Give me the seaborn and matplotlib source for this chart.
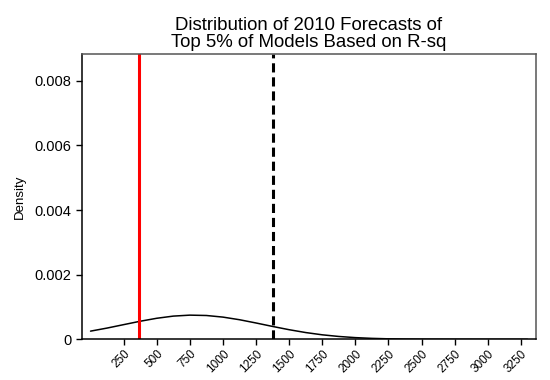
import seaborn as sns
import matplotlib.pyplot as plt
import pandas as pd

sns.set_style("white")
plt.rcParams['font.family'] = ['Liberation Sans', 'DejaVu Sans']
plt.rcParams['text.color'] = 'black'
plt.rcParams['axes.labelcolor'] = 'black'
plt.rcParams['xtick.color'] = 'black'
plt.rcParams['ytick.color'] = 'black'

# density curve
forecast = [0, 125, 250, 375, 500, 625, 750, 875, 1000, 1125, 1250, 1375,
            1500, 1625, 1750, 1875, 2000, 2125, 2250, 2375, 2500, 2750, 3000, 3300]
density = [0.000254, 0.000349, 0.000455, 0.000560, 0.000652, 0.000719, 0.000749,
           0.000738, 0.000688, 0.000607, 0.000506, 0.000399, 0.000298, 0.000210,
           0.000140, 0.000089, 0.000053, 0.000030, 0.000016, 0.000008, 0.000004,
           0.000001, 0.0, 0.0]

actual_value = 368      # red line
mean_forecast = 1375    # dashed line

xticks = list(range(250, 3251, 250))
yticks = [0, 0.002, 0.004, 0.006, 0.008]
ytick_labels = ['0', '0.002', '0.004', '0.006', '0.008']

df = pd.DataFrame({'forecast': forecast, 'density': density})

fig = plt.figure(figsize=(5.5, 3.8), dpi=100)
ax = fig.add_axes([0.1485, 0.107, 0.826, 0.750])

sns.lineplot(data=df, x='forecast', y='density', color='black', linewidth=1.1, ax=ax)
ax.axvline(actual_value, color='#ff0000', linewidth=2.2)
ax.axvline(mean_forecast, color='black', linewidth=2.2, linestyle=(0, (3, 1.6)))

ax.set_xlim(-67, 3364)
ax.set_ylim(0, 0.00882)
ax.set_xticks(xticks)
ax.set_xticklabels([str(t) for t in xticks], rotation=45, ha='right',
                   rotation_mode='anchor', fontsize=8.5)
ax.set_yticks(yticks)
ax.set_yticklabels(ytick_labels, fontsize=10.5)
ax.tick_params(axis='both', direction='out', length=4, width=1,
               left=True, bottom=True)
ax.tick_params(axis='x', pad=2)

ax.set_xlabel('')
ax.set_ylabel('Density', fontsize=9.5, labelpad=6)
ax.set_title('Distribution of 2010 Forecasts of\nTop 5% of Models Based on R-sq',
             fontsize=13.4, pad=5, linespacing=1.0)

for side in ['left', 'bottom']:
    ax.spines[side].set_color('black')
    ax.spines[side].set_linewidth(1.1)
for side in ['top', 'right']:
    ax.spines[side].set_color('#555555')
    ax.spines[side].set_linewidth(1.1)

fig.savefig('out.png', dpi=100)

* * * * * * *

> WHAT TO WORK ON
Reproduce the full listing faithfully, but do not carry over any pictures.

> FULL OUTPUT
Give me the seaborn and matplotlib source for this chart.
import seaborn as sns
import matplotlib.pyplot as plt
import pandas as pd

sns.set_style("white")
plt.rcParams['font.family'] = ['Liberation Sans', 'DejaVu Sans']
plt.rcParams['text.color'] = 'black'
plt.rcParams['axes.labelcolor'] = 'black'
plt.rcParams['xtick.color'] = 'black'
plt.rcParams['ytick.color'] = 'black'

# density curve
forecast = [0, 125, 250, 375, 500, 625, 750, 875, 1000, 1125, 1250, 1375,
            1500, 1625, 1750, 1875, 2000, 2125, 2250, 2375, 2500, 2750, 3000, 3300]
density = [0.000254, 0.000349, 0.000455, 0.000560, 0.000652, 0.000719, 0.000749,
           0.000738, 0.000688, 0.000607, 0.000506, 0.000399, 0.000298, 0.000210,
           0.000140, 0.000089, 0.000053, 0.000030, 0.000016, 0.000008, 0.000004,
           0.000001, 0.0, 0.0]

actual_value = 368      # red line
mean_forecast = 1375    # dashed line

xticks = list(range(250, 3251, 250))
yticks = [0, 0.002, 0.004, 0.006, 0.008]
ytick_labels = ['0', '0.002', '0.004', '0.006', '0.008']

df = pd.DataFrame({'forecast': forecast, 'density': density})

fig = plt.figure(figsize=(5.5, 3.8), dpi=100)
ax = fig.add_axes([0.1485, 0.107, 0.826, 0.750])

sns.lineplot(data=df, x='forecast', y='density', color='black', linewidth=1.1, ax=ax)
ax.axvline(actual_value, color='#ff0000', linewidth=2.2)
ax.axvline(mean_forecast, color='black', linewidth=2.2, linestyle=(0, (3, 1.6)))

ax.set_xlim(-67, 3364)
ax.set_ylim(0, 0.00882)
ax.set_xticks(xticks)
ax.set_xticklabels([str(t) for t in xticks], rotation=45, ha='right',
                   rotation_mode='anchor', fontsize=8.5)
ax.set_yticks(yticks)
ax.set_yticklabels(ytick_labels, fontsize=10.5)
ax.tick_params(axis='both', direction='out', length=4, width=1,
               left=True, bottom=True)
ax.tick_params(axis='x', pad=2)

ax.set_xlabel('')
ax.set_ylabel('Density', fontsize=9.5, labelpad=6)
ax.set_title('Distribution of 2010 Forecasts of\nTop 5% of Models Based on R-sq',
             fontsize=13.4, pad=5, linespacing=1.0)

for side in ['left', 'bottom']:
    ax.spines[side].set_color('black')
    ax.spines[side].set_linewidth(1.1)
for side in ['top', 'right']:
    ax.spines[side].set_color('#555555')
    ax.spines[side].set_linewidth(1.1)

fig.savefig('out.png', dpi=100)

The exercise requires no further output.